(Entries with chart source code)
━━━━━━━━

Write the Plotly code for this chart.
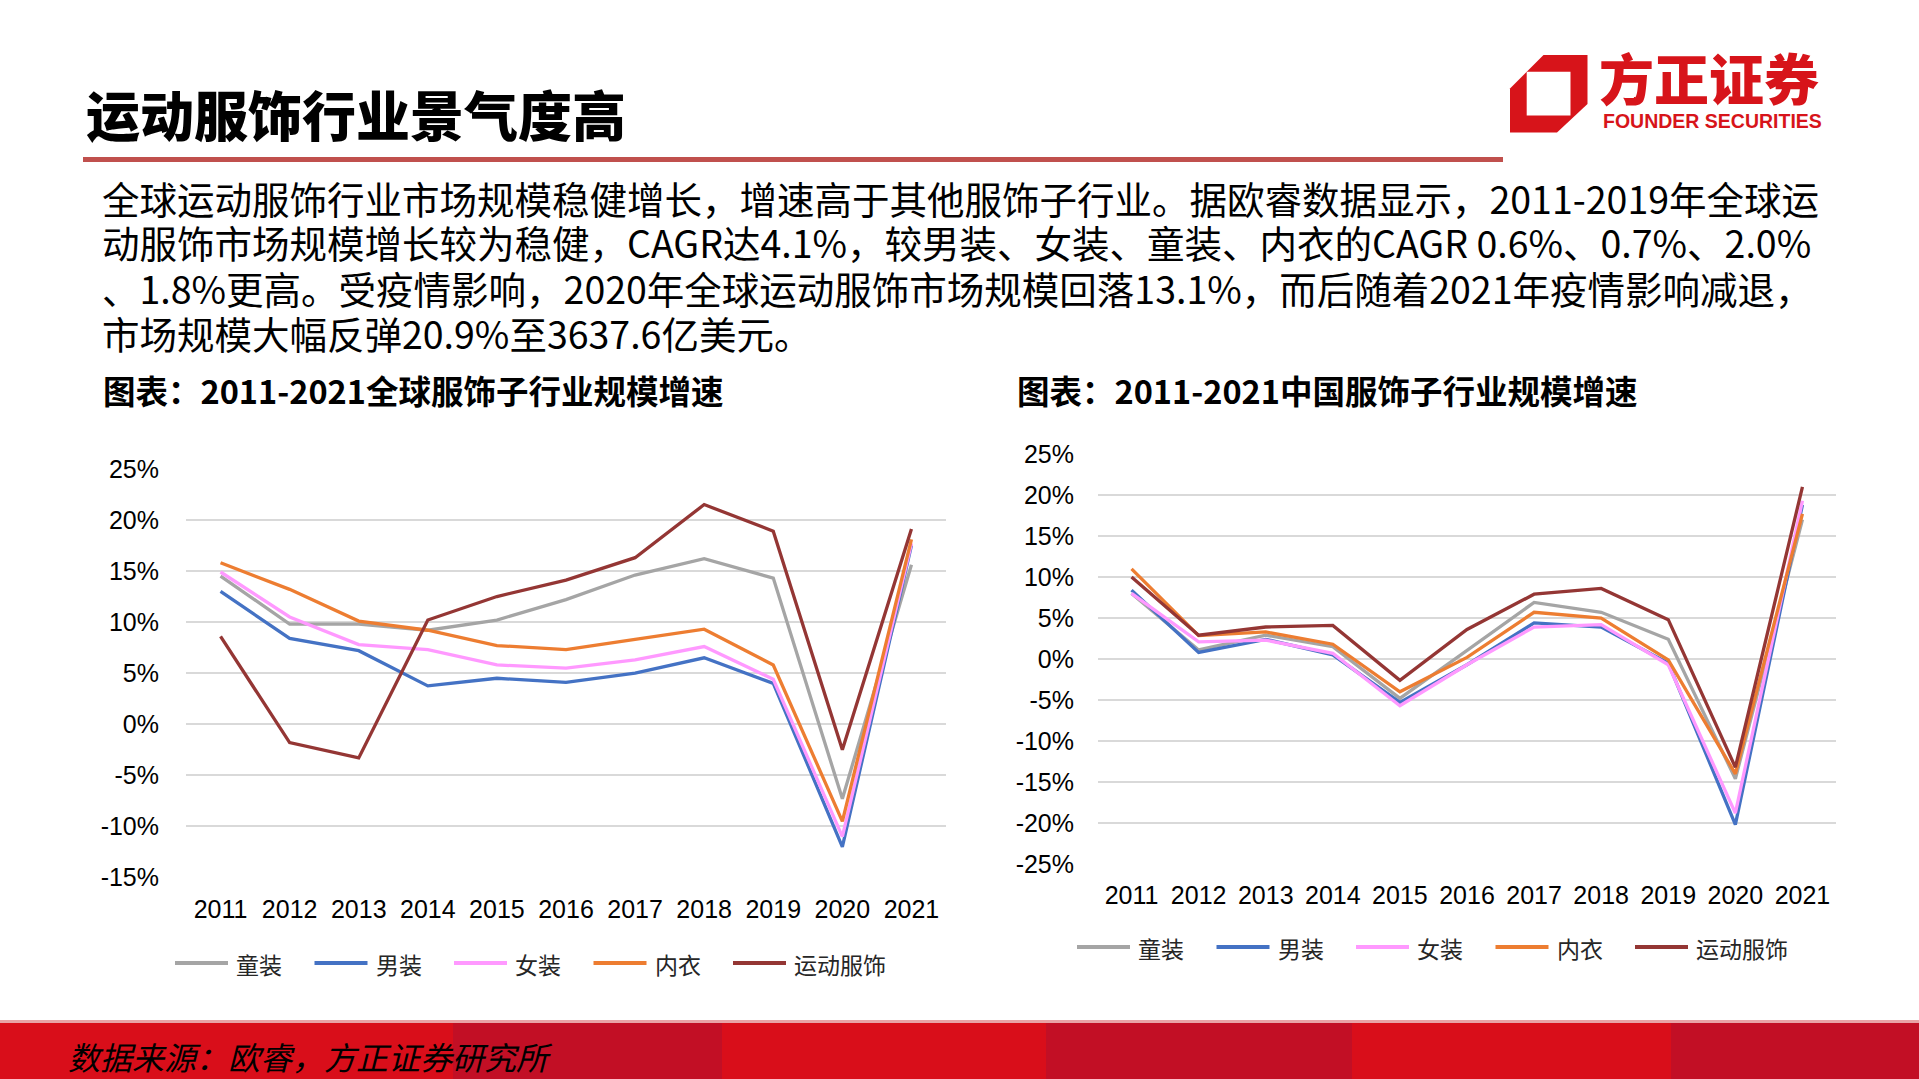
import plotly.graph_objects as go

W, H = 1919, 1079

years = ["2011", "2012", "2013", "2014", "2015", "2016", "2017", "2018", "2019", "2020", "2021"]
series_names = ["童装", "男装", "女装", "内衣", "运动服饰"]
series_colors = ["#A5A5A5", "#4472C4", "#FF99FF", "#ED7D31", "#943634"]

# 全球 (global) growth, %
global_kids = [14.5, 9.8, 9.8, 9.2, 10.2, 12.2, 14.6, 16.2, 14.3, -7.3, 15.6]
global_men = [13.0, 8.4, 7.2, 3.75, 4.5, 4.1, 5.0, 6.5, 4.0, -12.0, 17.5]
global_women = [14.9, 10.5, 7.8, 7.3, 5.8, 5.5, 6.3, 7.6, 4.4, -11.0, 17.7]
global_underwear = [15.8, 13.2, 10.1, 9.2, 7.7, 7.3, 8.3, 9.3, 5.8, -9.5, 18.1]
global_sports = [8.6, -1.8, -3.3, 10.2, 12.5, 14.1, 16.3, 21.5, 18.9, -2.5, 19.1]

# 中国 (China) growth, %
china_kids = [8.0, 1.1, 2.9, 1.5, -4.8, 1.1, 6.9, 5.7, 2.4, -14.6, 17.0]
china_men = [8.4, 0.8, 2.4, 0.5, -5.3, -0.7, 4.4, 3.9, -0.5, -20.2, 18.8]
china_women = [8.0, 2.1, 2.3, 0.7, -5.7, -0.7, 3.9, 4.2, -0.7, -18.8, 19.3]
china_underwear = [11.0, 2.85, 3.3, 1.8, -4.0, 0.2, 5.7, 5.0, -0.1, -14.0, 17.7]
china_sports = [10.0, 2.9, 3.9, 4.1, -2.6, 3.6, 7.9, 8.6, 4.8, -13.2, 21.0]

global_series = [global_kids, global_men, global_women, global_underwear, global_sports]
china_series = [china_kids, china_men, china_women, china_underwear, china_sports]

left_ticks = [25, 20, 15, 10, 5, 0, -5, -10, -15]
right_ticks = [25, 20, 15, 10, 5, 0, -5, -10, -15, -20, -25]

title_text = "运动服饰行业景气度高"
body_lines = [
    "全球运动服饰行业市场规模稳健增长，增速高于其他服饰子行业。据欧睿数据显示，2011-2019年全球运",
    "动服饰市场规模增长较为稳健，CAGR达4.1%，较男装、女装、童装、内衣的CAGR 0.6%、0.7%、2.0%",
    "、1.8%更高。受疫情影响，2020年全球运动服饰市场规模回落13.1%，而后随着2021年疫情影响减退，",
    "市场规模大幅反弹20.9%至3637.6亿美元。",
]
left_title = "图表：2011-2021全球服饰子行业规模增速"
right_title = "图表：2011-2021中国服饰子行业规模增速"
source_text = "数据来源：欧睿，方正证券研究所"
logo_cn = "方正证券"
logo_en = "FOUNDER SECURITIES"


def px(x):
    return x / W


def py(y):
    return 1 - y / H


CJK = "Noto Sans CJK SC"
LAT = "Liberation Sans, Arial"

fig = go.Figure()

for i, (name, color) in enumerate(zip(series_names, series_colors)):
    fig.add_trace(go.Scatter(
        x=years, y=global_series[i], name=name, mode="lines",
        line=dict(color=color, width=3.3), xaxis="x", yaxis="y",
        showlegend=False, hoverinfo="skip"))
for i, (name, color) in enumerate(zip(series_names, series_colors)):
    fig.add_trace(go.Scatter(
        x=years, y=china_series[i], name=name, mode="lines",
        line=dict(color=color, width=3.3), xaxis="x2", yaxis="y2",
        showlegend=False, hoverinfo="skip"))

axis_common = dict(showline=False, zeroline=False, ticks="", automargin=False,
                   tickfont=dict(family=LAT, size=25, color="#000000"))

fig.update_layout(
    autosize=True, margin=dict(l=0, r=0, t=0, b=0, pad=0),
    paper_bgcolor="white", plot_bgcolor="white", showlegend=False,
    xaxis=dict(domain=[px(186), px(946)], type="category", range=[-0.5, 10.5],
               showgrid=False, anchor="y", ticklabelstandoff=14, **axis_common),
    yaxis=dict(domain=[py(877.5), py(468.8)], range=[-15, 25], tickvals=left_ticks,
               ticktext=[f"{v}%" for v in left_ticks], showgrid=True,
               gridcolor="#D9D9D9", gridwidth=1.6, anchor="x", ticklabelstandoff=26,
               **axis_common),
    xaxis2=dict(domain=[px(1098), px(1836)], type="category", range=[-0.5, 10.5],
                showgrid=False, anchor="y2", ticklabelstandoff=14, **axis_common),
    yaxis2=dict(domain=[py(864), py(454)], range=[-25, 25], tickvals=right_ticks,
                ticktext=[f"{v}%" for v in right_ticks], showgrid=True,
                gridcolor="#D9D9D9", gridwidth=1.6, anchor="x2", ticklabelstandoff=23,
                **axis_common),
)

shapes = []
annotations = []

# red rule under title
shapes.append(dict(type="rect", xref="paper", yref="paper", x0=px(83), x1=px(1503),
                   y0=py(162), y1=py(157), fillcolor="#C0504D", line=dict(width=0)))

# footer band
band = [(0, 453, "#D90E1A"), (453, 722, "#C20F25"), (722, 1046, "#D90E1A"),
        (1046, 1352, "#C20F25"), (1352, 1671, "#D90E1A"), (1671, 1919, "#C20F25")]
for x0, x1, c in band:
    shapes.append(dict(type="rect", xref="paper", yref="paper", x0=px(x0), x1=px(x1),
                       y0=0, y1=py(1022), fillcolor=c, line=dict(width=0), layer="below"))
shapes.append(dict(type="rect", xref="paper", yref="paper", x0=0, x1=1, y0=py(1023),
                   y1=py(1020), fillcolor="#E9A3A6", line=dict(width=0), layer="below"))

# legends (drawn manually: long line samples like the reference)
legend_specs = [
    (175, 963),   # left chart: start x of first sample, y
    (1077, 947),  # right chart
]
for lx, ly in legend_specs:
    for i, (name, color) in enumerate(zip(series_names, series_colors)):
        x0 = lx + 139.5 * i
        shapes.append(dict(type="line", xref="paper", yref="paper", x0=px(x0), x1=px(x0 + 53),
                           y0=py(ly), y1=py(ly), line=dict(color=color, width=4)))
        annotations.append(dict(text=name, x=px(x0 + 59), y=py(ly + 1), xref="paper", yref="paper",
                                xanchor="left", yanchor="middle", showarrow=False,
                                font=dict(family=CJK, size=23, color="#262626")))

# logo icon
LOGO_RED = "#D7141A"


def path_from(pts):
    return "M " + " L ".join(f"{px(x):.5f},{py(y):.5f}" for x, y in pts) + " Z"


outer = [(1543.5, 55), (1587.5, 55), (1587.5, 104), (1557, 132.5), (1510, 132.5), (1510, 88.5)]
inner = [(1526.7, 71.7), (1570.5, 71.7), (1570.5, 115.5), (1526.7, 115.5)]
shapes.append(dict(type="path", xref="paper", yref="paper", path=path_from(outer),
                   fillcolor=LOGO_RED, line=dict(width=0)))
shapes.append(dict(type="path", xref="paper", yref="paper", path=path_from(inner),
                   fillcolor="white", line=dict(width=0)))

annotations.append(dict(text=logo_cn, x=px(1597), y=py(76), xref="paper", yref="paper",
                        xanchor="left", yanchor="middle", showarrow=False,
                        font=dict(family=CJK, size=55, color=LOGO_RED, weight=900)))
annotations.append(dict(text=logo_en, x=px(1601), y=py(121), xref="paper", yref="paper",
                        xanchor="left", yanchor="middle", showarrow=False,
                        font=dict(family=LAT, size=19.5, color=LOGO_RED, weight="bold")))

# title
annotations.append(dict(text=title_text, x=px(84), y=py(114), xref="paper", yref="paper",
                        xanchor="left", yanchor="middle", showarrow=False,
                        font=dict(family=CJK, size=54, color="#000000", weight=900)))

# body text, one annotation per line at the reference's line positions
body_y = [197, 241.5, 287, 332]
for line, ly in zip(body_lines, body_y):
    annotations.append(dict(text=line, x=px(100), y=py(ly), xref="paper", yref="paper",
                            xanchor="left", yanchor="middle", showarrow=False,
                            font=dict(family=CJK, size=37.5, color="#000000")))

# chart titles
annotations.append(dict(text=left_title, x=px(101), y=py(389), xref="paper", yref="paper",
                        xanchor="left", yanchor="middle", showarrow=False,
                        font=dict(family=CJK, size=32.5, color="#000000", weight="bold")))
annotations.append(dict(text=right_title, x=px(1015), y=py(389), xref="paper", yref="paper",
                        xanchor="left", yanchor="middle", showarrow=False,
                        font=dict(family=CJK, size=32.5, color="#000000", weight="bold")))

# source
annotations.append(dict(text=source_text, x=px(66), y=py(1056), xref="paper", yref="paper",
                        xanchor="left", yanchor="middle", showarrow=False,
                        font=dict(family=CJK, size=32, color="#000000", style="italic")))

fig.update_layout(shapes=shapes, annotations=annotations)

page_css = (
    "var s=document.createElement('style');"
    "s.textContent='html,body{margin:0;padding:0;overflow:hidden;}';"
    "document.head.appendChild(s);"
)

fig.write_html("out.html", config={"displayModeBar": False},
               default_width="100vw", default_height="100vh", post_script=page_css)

━━━━━━━━

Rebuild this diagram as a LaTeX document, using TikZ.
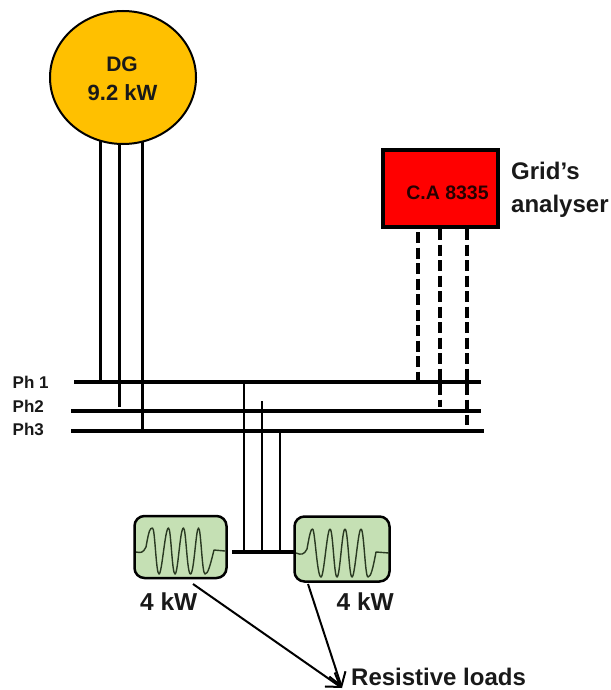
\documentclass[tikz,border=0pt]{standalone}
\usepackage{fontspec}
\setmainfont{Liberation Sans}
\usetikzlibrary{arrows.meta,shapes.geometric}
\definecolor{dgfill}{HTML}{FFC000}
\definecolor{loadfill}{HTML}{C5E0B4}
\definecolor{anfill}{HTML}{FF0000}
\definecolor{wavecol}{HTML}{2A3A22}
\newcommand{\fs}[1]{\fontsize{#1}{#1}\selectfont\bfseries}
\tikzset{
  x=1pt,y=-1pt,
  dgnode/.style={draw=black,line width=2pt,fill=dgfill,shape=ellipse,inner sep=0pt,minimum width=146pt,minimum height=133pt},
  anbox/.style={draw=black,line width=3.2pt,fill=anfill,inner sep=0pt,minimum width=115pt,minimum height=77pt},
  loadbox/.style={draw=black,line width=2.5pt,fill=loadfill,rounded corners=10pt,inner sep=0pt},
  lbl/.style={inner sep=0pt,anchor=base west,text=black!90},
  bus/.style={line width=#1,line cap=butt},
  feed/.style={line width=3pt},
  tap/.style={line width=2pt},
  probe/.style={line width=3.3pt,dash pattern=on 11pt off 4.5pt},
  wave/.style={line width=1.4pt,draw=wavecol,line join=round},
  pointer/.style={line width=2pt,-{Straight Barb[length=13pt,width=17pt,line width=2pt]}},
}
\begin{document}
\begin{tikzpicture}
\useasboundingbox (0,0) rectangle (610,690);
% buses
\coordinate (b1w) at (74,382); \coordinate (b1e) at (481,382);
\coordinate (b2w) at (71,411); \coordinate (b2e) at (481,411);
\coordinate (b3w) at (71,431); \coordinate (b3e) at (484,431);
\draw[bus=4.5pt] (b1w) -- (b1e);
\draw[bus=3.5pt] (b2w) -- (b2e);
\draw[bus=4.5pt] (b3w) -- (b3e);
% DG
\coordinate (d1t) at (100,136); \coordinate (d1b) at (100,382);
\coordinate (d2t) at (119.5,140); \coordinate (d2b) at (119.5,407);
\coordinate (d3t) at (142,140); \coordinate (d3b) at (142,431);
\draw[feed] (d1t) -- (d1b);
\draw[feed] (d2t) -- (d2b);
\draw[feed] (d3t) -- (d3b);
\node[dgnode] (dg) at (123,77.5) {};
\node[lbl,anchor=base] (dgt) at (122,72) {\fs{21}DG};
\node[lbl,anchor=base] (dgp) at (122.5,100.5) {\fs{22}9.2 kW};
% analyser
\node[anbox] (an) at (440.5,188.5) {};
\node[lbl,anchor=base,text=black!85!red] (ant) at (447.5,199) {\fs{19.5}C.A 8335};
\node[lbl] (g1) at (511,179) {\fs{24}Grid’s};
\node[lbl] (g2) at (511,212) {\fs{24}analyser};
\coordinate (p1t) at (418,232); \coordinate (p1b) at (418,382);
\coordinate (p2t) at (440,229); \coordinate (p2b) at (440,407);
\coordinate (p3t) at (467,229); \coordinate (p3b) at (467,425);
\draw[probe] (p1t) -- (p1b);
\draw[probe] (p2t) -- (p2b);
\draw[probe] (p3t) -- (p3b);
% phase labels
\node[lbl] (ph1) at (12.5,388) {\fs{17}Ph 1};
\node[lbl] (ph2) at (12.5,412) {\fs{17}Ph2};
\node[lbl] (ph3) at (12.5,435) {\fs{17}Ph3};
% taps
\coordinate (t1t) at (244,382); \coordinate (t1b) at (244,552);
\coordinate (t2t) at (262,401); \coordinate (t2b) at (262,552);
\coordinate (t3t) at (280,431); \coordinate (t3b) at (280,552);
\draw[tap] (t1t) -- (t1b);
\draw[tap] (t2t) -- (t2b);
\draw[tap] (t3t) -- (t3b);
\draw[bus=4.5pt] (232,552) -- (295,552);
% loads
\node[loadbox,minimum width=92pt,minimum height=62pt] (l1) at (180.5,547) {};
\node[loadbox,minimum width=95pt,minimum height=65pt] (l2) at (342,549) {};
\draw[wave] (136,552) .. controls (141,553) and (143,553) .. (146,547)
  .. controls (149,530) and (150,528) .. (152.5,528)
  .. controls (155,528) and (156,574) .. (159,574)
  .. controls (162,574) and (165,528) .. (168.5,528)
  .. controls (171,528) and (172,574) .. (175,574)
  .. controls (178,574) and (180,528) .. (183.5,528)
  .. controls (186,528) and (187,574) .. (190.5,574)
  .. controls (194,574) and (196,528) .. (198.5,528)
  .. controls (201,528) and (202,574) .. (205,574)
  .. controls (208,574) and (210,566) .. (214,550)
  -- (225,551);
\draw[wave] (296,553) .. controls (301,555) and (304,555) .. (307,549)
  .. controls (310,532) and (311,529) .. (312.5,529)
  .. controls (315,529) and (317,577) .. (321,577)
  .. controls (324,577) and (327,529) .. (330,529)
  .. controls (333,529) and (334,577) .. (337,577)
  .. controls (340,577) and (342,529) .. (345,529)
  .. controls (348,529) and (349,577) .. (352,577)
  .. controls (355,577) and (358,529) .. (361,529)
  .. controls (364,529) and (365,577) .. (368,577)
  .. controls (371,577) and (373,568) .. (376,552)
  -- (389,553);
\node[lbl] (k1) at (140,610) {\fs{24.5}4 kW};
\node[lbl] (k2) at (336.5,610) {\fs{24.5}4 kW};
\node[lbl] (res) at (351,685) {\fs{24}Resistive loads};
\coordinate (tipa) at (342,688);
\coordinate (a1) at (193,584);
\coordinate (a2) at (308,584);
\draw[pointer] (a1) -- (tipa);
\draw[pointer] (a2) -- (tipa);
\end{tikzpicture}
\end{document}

━━━━━━━━

◆ **Work required**
Reproduce, word for word, only the lines in the records above from the line with "Write the Plotly code for this chart." through the line with "18.9, -2.5, 19.1]", including both ends; omit the pictures.

◆ **Answer for the task**
Write the Plotly code for this chart.
import plotly.graph_objects as go

W, H = 1919, 1079

years = ["2011", "2012", "2013", "2014", "2015", "2016", "2017", "2018", "2019", "2020", "2021"]
series_names = ["童装", "男装", "女装", "内衣", "运动服饰"]
series_colors = ["#A5A5A5", "#4472C4", "#FF99FF", "#ED7D31", "#943634"]

# 全球 (global) growth, %
global_kids = [14.5, 9.8, 9.8, 9.2, 10.2, 12.2, 14.6, 16.2, 14.3, -7.3, 15.6]
global_men = [13.0, 8.4, 7.2, 3.75, 4.5, 4.1, 5.0, 6.5, 4.0, -12.0, 17.5]
global_women = [14.9, 10.5, 7.8, 7.3, 5.8, 5.5, 6.3, 7.6, 4.4, -11.0, 17.7]
global_underwear = [15.8, 13.2, 10.1, 9.2, 7.7, 7.3, 8.3, 9.3, 5.8, -9.5, 18.1]
global_sports = [8.6, -1.8, -3.3, 10.2, 12.5, 14.1, 16.3, 21.5, 18.9, -2.5, 19.1]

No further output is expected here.